Posted at 11:40 a.m., Friday, March 30, 2007
Warning memo to Bush on Tillman's death surfaces
By SCOTT LINDLAW
Associated Press
It was not until a month afterward that the Pentagon told the public and grieving family members the truth that Tillman was mistakenly killed in Afghanistan by his comrades.
The memo reinforces suspicions that the Pentagon was more concerned with sparing officials from embarrassment than with leveling with Tillman's family.
In a memo sent to a four-star general a week after Tillman's April 22, 2004, death, then-Maj. Gen. Stanley McChrystal warned that it was "highly possible" the Army Ranger was killed by friendly fire.

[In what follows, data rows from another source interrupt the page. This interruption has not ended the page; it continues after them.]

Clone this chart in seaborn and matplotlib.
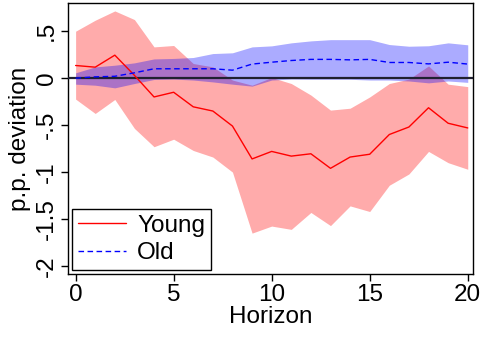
import numpy as np
import pandas as pd
import matplotlib
matplotlib.use("Agg")
import matplotlib.pyplot as plt
import seaborn as sns

horizon = list(range(21))
young = [0.135, 0.117, 0.245, 0.03, -0.20, -0.15, -0.305, -0.35, -0.51, -0.86, -0.78,
         -0.83, -0.805, -0.96, -0.84, -0.81, -0.60, -0.52, -0.315, -0.48, -0.53]
young_hi = [0.50, 0.617, 0.716, 0.624, 0.333, 0.348, 0.156, 0.12, -0.02, -0.075, 0.007,
            -0.057, -0.18, -0.34, -0.32, -0.20, -0.057, -0.01, 0.13, -0.064, -0.09]
young_lo = [-0.223, -0.376, -0.227, -0.535, -0.73, -0.65, -0.77, -0.84, -1.0, -1.65, -1.575,
            -1.61, -1.43, -1.57, -1.36, -1.42, -1.14, -1.02, -0.78, -0.90, -0.97]
old = [0.0, 0.014, 0.02, 0.057, 0.10, 0.10, 0.10, 0.10, 0.085, 0.15, 0.17,
       0.188, 0.20, 0.20, 0.195, 0.20, 0.167, 0.167, 0.152, 0.17, 0.15]
old_hi = [0.057, 0.12, 0.138, 0.163, 0.205, 0.21, 0.22, 0.262, 0.27, 0.333, 0.344,
          0.376, 0.397, 0.41, 0.41, 0.41, 0.358, 0.34, 0.345, 0.376, 0.355]
old_lo = [-0.064, -0.075, -0.103, -0.057, -0.014, -0.01, -0.02, -0.04, -0.064, -0.085, -0.02,
          -0.01, -0.012, -0.012, -0.012, -0.02, -0.02, -0.03, -0.05, -0.03, -0.045]

yticks = [0.5, 0, -0.5, -1, -1.5, -2]
yticklabels = [".5", "0", "-.5", "-1", "-1.5", "-2"]
xticks = [0, 5, 10, 15, 20]

sns.set_style("ticks")
plt.rcParams['font.family'] = ['Liberation Sans', 'DejaVu Sans']
plt.rcParams['font.size'] = 17.5
for k in ["text.color", "axes.labelcolor", "xtick.color", "ytick.color", "axes.edgecolor"]:
    plt.rcParams[k] = "black"

fig = plt.figure(figsize=(4.82, 3.37), dpi=100)
ax = fig.add_axes([0.141, 0.187, 0.840, 0.804])

ax.fill_between(horizon, young_lo, young_hi, color="red", alpha=0.33, linewidth=0)
ax.fill_between(horizon, old_lo, old_hi, color="blue", alpha=0.33, linewidth=0)
ax.axhline(0, color="#202030", linewidth=1.6, zorder=3)

df = pd.DataFrame({"Horizon": horizon * 2,
                   "value": young + old,
                   "group": ["Young"] * 21 + ["Old"] * 21})
sns.lineplot(data=df, x="Horizon", y="value", hue="group", style="group",
             palette={"Young": "red", "Old": "blue"},
             dashes={"Young": "", "Old": (4, 2.5)}, linewidth=1.0, ax=ax, zorder=4)

ax.set_xlim(-0.39, 20.26)
ax.set_ylim(-2.085, 0.80)
ax.set_xticks(xticks)
ax.set_yticks(yticks)
ax.set_yticklabels(yticklabels, rotation=90, va="center")
ax.set_xlabel("Horizon", labelpad=0)
ax.set_ylabel("p.p. deviation", labelpad=4)
for s in ax.spines.values():
    s.set_color("black")
    s.set_linewidth(1.0)
ax.tick_params(axis="both", direction="out", length=5, width=1, colors="black", pad=2)

leg = ax.legend(loc="lower left", frameon=True, fancybox=False, edgecolor="black",
                handlelength=2.0, borderpad=0.25, labelspacing=0.22, handletextpad=0.45,
                borderaxespad=0.15, fontsize=17.5)
leg.get_frame().set_linewidth(1.0)
leg.get_frame().set_alpha(1.0)

fig.savefig("out.png", dpi=100)
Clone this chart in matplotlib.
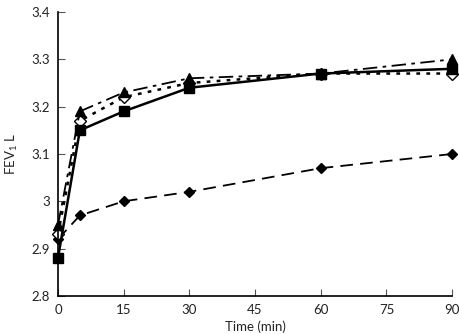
import matplotlib
matplotlib.use("Agg")
import matplotlib.pyplot as plt

plt.rcParams['font.family'] = ['Lato', 'DejaVu Sans']

time = [0, 5, 15, 30, 60, 90]
sq = [2.88, 3.15, 3.19, 3.24, 3.27, 3.28]
tri = [2.95, 3.19, 3.23, 3.26, 3.27, 3.30]
odia = [2.93, 3.17, 3.22, 3.25, 3.27, 3.27]
fdia = [2.92, 2.97, 3.00, 3.02, 3.07, 3.10]
xticks = [0, 15, 30, 45, 60, 75, 90]
yticks = [2.8, 2.9, 3.0, 3.1, 3.2, 3.3, 3.4]
ylabels = ['2.8', '2.9', '3', '3.1', '3.2', '3.3', '3.4']

fig = plt.figure(figsize=(4.6, 3.34), dpi=100)
ax = fig.add_axes([0.126, 0.114, 0.857, 0.85])

ax.plot(time, fdia, color='black', lw=1.3, ls=(0, (7, 4)), marker='D', ms=5.5, mfc='black', mec='black')
ax.plot(time, odia, color='black', lw=1.8, ls=(0, (1.5, 2.5)), marker='D', ms=6, mfc='white', mec='black', mew=1)
ax.plot(time, tri, color='black', lw=1.3, ls=(0, (8, 3, 2, 3)), marker='^', ms=7, mfc='black', mec='black')
ax.plot(time, sq, color='black', lw=1.8, ls='-', marker='s', ms=7, mfc='black', mec='black')

ax.set_xlim(0, 90)
ax.set_ylim(2.8, 3.4)
ax.set_xticks(xticks)
ax.set_yticks(yticks)
ax.set_yticklabels(ylabels)
for s in ['top', 'right']:
    ax.spines[s].set_visible(False)
ax.spines['left'].set_linewidth(1.2)
ax.spines['bottom'].set_linewidth(1.2)
ax.tick_params(direction='in', length=5, width=0.8, color='#555555', labelsize=9.5, labelcolor='#222222')
ax.tick_params(axis='x', pad=6)
ax.tick_params(axis='y', pad=6)
ax.set_xlabel('Time (min)', fontsize=9.5, color='#222222', labelpad=3)
ax.set_ylabel('FEV$_{\\mathregular{1}}$ L', fontsize=9.5, color='#222222', labelpad=8)
for l in ax.lines:
    l.set_clip_on(False)

fig.savefig('out.png', dpi=100)
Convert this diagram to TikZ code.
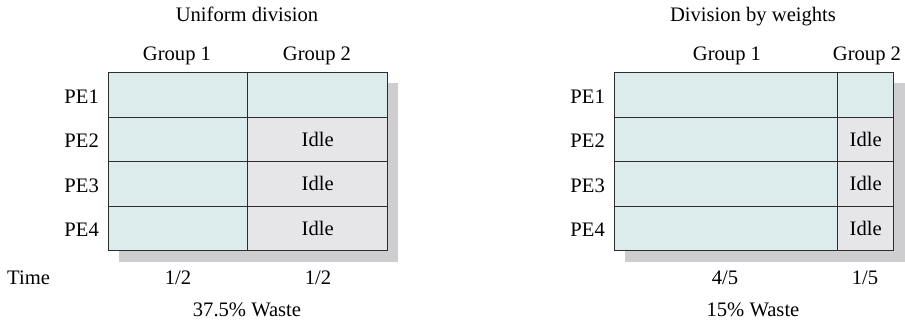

"I felt that it was essential that you received this information as soon as we detected it in order to preclude any unknowing statements by our country's leaders which might cause public embarrassment if the circumstances of Cpl. Tillman's death become public," McChrystal wrote.
Blain Rethmeier, a White House spokesman, said today that a review of records turned up no indication that the president had received McChrystal's warning. Bush made no reference to the way Tillman died in a speech delivered two days after the memo was written. But Rethmeier emphasized that Bush often pays tribute to fallen soldiers without mentioning the exact circumstances of their deaths.